What to produce: Reproduce nothing but the lines from the start of the material through the line that includes "const data = categories.map((c, i)", both ends included, and omit every picture.

## START

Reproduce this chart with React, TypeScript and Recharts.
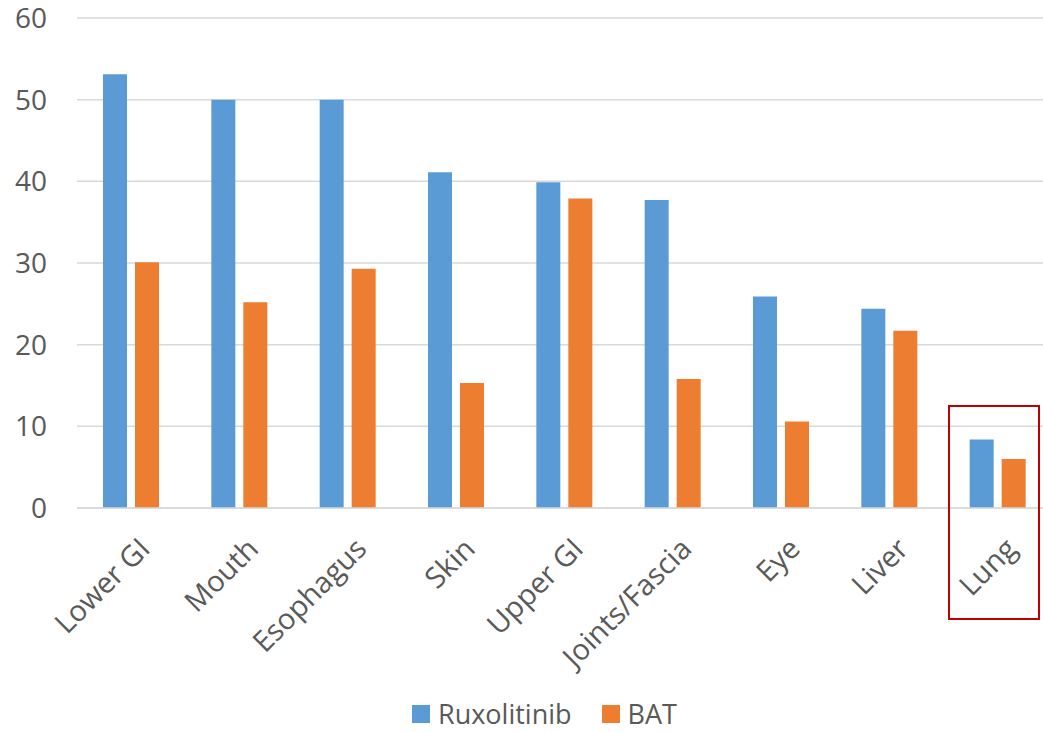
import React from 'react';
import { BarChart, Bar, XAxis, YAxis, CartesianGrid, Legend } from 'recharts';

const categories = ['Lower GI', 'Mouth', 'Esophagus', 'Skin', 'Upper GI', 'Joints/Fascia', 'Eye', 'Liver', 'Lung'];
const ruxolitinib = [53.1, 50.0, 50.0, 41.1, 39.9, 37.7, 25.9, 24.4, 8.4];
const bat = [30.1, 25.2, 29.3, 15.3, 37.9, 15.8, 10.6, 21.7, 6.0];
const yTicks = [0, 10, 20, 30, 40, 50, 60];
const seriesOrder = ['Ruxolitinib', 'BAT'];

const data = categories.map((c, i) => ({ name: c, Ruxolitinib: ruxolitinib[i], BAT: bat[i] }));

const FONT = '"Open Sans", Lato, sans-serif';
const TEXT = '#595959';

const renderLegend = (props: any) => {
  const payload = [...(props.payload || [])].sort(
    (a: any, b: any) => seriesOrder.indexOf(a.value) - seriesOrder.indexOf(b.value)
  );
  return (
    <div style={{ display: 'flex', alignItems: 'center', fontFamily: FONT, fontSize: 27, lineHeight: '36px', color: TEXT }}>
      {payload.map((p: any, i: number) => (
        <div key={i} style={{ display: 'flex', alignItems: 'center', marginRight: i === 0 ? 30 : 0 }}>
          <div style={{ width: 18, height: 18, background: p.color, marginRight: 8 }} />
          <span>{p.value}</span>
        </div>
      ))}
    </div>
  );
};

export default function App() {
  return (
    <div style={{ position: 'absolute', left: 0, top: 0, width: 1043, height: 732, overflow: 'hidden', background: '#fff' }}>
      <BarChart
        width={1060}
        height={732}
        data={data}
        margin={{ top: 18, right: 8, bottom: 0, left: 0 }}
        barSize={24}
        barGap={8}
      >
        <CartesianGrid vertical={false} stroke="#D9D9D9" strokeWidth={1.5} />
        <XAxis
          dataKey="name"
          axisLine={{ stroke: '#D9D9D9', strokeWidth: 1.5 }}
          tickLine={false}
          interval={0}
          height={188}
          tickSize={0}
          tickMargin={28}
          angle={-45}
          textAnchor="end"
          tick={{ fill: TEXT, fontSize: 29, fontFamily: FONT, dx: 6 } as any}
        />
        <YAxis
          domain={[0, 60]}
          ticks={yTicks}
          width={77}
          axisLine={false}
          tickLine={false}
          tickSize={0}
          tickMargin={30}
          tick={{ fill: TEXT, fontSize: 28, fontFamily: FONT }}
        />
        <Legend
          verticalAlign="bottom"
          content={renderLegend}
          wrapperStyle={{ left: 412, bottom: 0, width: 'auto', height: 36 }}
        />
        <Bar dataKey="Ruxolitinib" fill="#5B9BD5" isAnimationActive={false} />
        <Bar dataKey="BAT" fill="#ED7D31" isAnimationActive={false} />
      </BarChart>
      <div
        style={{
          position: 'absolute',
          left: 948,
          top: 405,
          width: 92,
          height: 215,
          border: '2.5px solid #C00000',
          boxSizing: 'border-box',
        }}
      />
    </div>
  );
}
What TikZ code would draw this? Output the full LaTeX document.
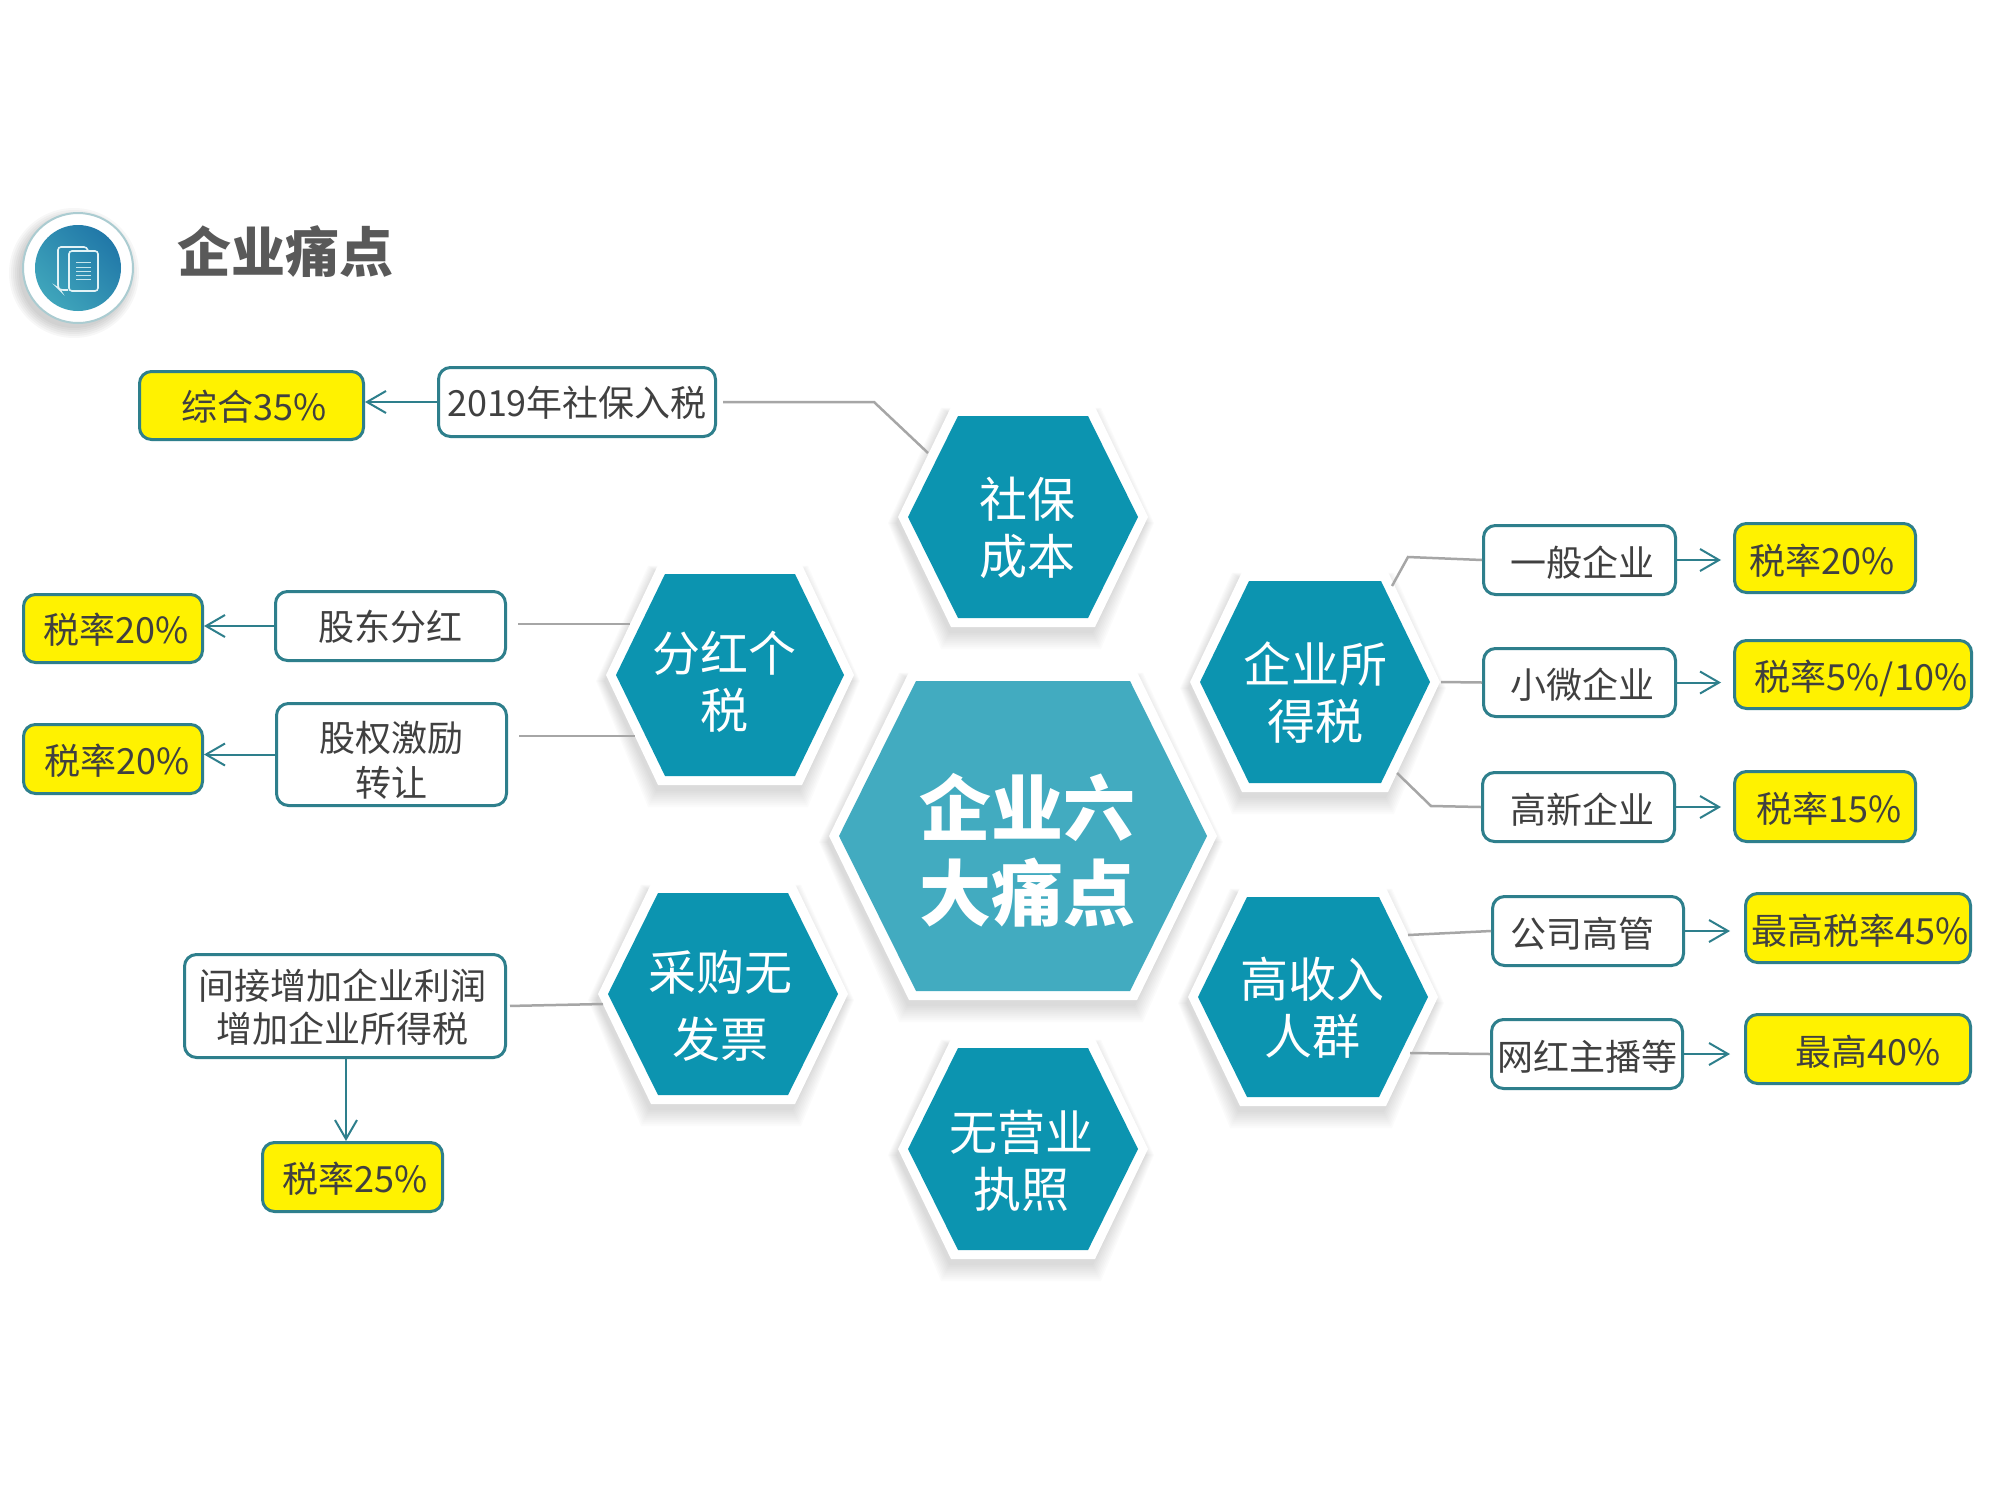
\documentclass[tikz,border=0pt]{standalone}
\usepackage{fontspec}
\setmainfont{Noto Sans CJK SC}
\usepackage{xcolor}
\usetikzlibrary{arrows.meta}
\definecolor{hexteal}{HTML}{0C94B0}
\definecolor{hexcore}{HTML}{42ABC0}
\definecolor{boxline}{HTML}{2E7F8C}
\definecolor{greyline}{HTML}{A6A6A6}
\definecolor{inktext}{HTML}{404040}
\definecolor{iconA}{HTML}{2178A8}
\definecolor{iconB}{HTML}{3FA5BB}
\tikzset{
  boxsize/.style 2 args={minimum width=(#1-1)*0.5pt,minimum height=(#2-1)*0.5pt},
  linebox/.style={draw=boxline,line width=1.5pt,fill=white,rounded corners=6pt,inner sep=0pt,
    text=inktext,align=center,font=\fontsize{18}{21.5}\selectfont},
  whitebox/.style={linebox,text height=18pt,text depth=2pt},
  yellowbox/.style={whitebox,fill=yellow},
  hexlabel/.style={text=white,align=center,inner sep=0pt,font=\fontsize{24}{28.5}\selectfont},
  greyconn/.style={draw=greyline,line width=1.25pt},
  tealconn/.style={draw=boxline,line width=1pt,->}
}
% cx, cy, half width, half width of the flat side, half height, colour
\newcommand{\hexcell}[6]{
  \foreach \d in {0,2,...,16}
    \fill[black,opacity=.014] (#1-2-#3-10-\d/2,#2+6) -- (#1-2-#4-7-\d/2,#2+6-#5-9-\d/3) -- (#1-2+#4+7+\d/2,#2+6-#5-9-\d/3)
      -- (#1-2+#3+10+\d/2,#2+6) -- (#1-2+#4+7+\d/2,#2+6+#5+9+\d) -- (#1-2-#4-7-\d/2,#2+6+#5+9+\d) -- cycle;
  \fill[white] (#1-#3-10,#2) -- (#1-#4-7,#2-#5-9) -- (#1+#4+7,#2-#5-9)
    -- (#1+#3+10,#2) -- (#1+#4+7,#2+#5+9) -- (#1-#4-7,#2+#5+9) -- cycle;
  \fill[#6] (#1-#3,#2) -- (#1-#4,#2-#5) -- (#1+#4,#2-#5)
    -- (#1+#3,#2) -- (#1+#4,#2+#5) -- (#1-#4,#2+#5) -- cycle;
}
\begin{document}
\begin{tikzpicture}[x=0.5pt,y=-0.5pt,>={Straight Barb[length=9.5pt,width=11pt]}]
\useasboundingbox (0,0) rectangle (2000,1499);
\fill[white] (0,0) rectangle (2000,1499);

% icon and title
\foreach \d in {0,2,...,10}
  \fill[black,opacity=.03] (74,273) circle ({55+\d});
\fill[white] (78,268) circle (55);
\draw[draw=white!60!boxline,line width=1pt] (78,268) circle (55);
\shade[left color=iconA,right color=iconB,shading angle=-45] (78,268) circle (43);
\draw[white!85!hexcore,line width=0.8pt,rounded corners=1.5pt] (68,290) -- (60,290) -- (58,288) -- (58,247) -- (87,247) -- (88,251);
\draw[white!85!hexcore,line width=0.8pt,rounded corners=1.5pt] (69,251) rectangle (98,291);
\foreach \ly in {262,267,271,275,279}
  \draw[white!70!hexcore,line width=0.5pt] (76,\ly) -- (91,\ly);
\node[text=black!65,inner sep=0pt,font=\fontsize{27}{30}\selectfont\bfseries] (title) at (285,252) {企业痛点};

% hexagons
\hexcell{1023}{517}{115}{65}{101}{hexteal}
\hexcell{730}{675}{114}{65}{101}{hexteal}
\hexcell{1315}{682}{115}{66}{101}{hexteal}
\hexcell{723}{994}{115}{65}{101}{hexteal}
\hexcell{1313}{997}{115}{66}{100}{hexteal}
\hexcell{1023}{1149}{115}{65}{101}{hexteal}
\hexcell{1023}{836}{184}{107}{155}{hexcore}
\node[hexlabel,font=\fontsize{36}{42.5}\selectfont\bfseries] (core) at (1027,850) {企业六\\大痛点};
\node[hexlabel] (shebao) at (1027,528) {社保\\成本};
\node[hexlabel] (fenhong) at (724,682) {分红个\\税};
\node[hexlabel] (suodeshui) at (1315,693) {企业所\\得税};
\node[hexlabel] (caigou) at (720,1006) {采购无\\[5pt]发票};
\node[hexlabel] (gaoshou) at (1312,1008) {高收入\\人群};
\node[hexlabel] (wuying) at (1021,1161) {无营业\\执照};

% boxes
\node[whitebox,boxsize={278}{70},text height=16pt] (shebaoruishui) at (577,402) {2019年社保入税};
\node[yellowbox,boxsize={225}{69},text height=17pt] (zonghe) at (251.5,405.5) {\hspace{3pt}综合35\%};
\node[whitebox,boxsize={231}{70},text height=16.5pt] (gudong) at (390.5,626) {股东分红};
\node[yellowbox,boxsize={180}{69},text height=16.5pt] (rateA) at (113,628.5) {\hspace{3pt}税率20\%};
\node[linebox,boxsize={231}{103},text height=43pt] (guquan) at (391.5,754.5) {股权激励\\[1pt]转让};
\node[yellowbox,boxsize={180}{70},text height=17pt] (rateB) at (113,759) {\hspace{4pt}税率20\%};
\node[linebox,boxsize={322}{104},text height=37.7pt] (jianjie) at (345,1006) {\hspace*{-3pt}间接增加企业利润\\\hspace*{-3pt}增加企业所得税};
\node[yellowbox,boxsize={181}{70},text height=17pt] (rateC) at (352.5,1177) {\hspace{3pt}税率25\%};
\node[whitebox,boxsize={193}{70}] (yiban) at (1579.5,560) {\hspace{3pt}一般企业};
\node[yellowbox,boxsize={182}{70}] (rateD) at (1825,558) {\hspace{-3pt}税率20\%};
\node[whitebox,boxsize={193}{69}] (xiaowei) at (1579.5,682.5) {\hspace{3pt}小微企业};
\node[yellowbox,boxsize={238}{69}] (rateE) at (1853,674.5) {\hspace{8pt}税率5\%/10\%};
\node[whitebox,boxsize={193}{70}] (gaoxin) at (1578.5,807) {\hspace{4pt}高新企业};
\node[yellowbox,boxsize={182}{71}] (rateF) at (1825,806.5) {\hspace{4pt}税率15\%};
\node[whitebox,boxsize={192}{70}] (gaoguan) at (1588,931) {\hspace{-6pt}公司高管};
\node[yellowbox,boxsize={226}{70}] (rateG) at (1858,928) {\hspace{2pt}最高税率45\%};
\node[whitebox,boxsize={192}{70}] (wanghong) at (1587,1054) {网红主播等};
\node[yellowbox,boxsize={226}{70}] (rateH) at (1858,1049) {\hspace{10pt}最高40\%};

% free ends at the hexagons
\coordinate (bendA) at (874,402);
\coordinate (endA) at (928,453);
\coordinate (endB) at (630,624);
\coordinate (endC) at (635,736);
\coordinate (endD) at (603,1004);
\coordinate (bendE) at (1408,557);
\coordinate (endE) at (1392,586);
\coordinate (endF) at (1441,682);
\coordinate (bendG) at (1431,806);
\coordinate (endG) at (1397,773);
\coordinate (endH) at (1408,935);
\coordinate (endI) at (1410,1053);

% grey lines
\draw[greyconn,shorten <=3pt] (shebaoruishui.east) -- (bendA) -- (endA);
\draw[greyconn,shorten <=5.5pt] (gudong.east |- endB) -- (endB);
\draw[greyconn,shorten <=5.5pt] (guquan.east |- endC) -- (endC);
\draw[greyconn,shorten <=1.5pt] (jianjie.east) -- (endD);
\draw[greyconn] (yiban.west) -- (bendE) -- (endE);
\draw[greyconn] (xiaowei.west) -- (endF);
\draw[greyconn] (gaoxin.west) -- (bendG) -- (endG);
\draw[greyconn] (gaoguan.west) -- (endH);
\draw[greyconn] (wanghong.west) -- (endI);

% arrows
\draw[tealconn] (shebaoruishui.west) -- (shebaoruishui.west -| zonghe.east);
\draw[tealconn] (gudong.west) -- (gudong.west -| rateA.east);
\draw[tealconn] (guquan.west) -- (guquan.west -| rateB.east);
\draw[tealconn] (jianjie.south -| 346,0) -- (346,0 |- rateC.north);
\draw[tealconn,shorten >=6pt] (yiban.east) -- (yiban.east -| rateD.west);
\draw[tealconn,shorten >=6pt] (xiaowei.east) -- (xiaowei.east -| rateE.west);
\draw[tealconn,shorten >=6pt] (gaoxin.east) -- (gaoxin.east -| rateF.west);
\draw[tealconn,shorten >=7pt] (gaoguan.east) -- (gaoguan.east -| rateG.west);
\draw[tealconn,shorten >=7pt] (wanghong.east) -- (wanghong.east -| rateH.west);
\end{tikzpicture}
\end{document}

## END

Written answer:
Reproduce this chart with React, TypeScript and Recharts.
import React from 'react';
import { BarChart, Bar, XAxis, YAxis, CartesianGrid, Legend } from 'recharts';

const categories = ['Lower GI', 'Mouth', 'Esophagus', 'Skin', 'Upper GI', 'Joints/Fascia', 'Eye', 'Liver', 'Lung'];
const ruxolitinib = [53.1, 50.0, 50.0, 41.1, 39.9, 37.7, 25.9, 24.4, 8.4];
const bat = [30.1, 25.2, 29.3, 15.3, 37.9, 15.8, 10.6, 21.7, 6.0];
const yTicks = [0, 10, 20, 30, 40, 50, 60];
const seriesOrder = ['Ruxolitinib', 'BAT'];

const data = categories.map((c, i) => ({ name: c, Ruxolitinib: ruxolitinib[i], BAT: bat[i] }));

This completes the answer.